Ma ci raggiunge una voce. Dolce e materna: «Qualsiasi cosa vi dica, fatela» (v. 5). Nel Vangelo di Giovanni prime e ultime parole di Maria; nell’incipit del Vangelo, già un testamento spirituale. Basterebbero queste cinque scarne parole, splendenti come diamanti incastonati in un Vangelo tessuto di misericordia, per far impallidire gli sproloqui che si sarebbero moltiplicati in giro per il mondo sottoforme d’improbabili apparizioni …

 

E cosa avrà da dirmi quel suo figlio, di così necessario alla mia felicità? «Riempite d’acqua le anfore» (v. 7). Tutto qui?

Sì, tutto qui ma è quanto basta perché il miracolo si possa compiere.

Per la mia felicità, perché la festa possa rinnovarsi nella mia vita, perché l’amore possa tornare a scorrere nelle mie vene e fare di questa mia vita una festa, mi viene chiesto semplicemente di vivere e in pienezza. Di riempire di vita la mia esistenza attuale, che sia di pietra, fredda come un cadavere e vuota come un sepolcro, sbagliata come una cosa morta e infangata come straccio di strada; riempirla sino all’orlo, sino a farla tracimare. Non importa che questa mia vita sia grande come una botte o minuscola come un ditale. Ognuno ha la vita che ha (e non che si merita), l’importante è viverla, non lasciando nulla – come prezzo da pagare – a chicchessia e tanto meno a sterili quanto inutili sensi di colpa.

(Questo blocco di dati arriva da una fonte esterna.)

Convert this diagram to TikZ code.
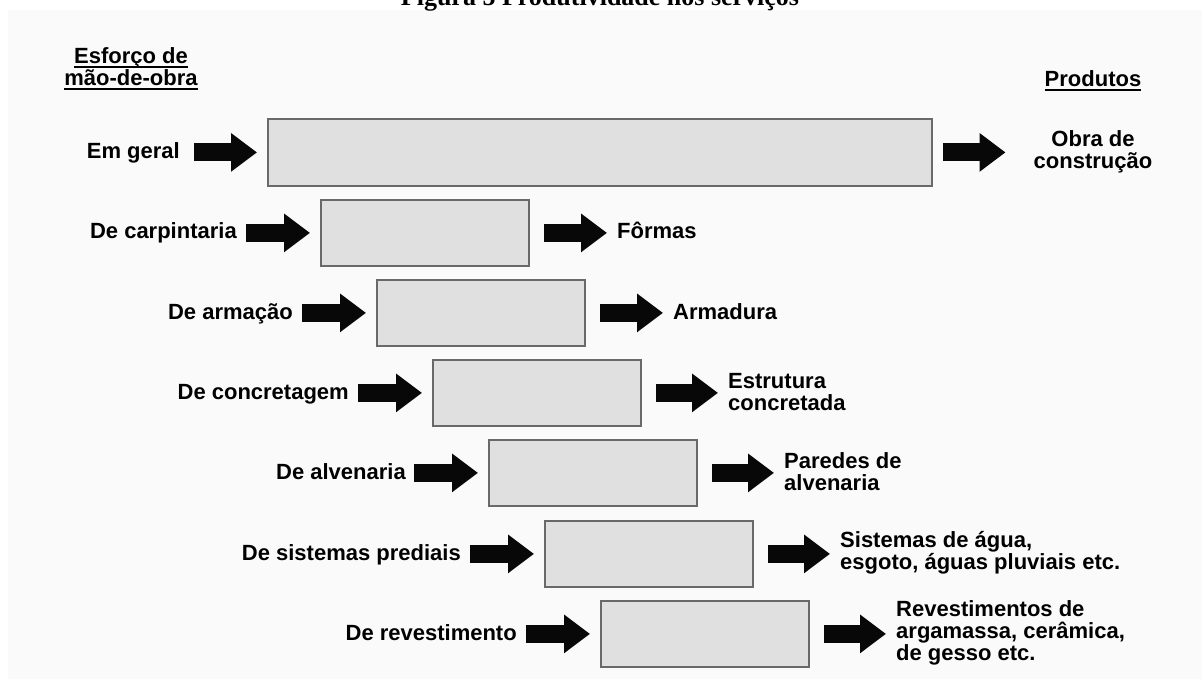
\documentclass[tikz,border=0pt]{standalone}
\usepackage{fontspec}
\setmainfont{Liberation Sans}
\newfontfamily\titlefont{Liberation Serif}
\usetikzlibrary{arrows.meta}
\definecolor{bgcol}{RGB}{250,250,250}
\definecolor{boxfill}{RGB}{224,224,224}
\definecolor{boxline}{RGB}{105,105,105}
\definecolor{arrcol}{RGB}{8,8,8}
\newcommand\hdrul[1]{\setbox0\hbox{#1}\rlap{\rule[-4.5pt]{\wd0}{1.8pt}}\box0}
\begin{document}
\begin{tikzpicture}[x=1pt,y=-1pt,
  stage/.style={draw=boxline, line width=1.8pt, fill=boxfill, inner sep=0pt, anchor=north west, minimum width=208pt, minimum height=66pt},
  bigarrow/.style={draw=arrcol, line width=18pt, -{Triangle[length=26pt,width=37pt]}, shorten <=9pt, shorten >=10pt},
  outarrow/.style={bigarrow, shorten <=14pt, shorten >=10pt},
  lbl/.style={font=\bfseries\fontsize{22}{22}\selectfont, inner sep=0pt, text=black},
  inlbl/.style={lbl, anchor=base east},
  outlbl/.style={lbl, anchor=west, align=left},
  hdr/.style={lbl, align=center}]
\useasboundingbox (0,0) rectangle (1202,679);
\fill[bgcol] (8,10) rectangle (1202,679);
\node[anchor=base, inner sep=0pt, font=\titlefont\bfseries\fontsize{26}{26}\selectfont] (title) at (600,6) {Figura 5 Produtividade nos serviços};

% headers
\node[hdr] (hl) at (131,68.5) {\hdrul{Esforço de}\\\hdrul{mão-de-obra}};
\node[lbl, anchor=base] (hr) at (1093,86.7) {\hdrul{Produtos}};

% boxes
\node[stage, minimum width=664pt, minimum height=67pt] (b1) at (267,118) {};
\node[stage] (b2) at (320,199) {};
\node[stage] (b3) at (376,279) {};
\node[stage] (b4) at (432,359) {};
\node[stage] (b5) at (488,439) {};
\node[stage] (b6) at (544,520) {};
\node[stage] (b7) at (600,600) {};

% input labels
\node[inlbl] (l1) at (180,158.5) {Em geral};
\node[inlbl] (l2) at (237,239) {De carpintaria};
\node[inlbl] (l3) at (293,319) {De armação};
\node[inlbl] (l4) at (349,399) {De concretagem};
\node[inlbl] (l5) at (406,479) {De alvenaria};
\node[inlbl] (l6) at (461,560) {De sistemas prediais};
\node[inlbl] (l7) at (517,640) {De revestimento};

% output labels
\node[lbl, align=center] (r1) at (1093,151.5) {Obra de\\construção};
\node[lbl, anchor=base west] (r2) at (617,239) {Fôrmas};
\node[lbl, anchor=base west] (r3) at (673,319) {Armadura};
\node[outlbl] (r4) at (728,392) {Estrutura\\concretada};
\node[outlbl] (r5) at (784,472) {Paredes de\\alvenaria};
\node[outlbl] (r6) at (840,553) {Sistemas de água,\\esgoto, águas pluviais etc.};
\node[outlbl] (r7) at (896,633) {Revestimentos de\\argamassa, cerâmica,\\de gesso etc.};

% input arrows
\draw[bigarrow, shorten <=14pt] (l1.east |- b1.west) -- (b1.west);
\draw[bigarrow] (l2.east |- b2.west) -- (b2.west);
\draw[bigarrow] (l3.east |- b3.west) -- (b3.west);
\draw[bigarrow] (l4.east |- b4.west) -- (b4.west);
\draw[bigarrow, shorten <=8pt] (l5.east |- b5.west) -- (b5.west);
\draw[bigarrow] (l6.east |- b6.west) -- (b6.west);
\draw[bigarrow] (l7.east |- b7.west) -- (b7.west);

% output arrows
\draw[outarrow, shorten <=10pt, shorten >=28pt] (b1.east) -- (r1.west |- b1.east);
\draw[outarrow] (b2.east) -- (r2.west |- b2.east);
\draw[outarrow] (b3.east) -- (r3.west |- b3.east);
\draw[outarrow] (b4.east) -- (r4.west |- b4.east);
\draw[outarrow] (b5.east) -- (r5.west |- b5.east);
\draw[outarrow] (b6.east) -- (r6.west |- b6.east);
\draw[outarrow] (b7.east) -- (r7.west |- b7.east);
\end{tikzpicture}
\end{document}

Riempi di vita la tua storia da divorziato risposato, vivi sino all’orlo tu donna ferita da un aborto, tu carcerato che hai ucciso e derubato. Vivi in pienezza tu definito ‘irregolare’, per le tue relazioni o per i tuoi sbagli passati.

Dio chiede solo questo: di riempire la propria esistenza, della cosa più semplice e banale che ci sia: acqua, ovvero della vita quotidiana, fatta di cose semplici e talvolta di una banalità impressionante. E di presentarla a lui, perché la possa trasformare in qualcosa di grande, di prezioso, capace di resistere anche all’impatto con la morte: in vino, ovvero in materiale amato. A Cana si celebra l’unione tra la nostra povertà abissale e la sua ricchezza infinita. Tra il nostro peccato e la sua misericordia. Tra il nostro nulla e il suo abbraccio vivificante. Il vino che dà gioia, che fa festa, che inebria, è scaturito dall’incontro tra la nostra storia ferita e il suo amore misericordioso. Come l’arcobaleno, segno di alleanza e di pace, scaturisce dall’incontro del sole e minuscole gocce di acqua residuo di una tempesta, tra un amore splendente e infinite lacrime amare.

Dio non cambia la nostra vita, ma la trasforma. È l’acqua ad essere trasformata in vino. Dio ha bisogno di qualcosa di già dato, di precedente per poter compiere la sua opera, per questo utilizzerà la mia umanità, per me immonda ma per lui preziosissima, tanto da essere oggetto di miracolo appunto.

 

Che ogni giorno sia per noi una Cana di Galilea, dove costatare che le nostre esistenze, a volte fredde, dure e screpolate, sono fatte oggetto di premura e di trasformazione da parte di quel Dio che ama la festa e il vino, e che fa delle nostre tristi giornate una ‘corte dei miracoli’, nella certezza che le nozze, con cui ci ha unito a lui, non avranno mai più fine.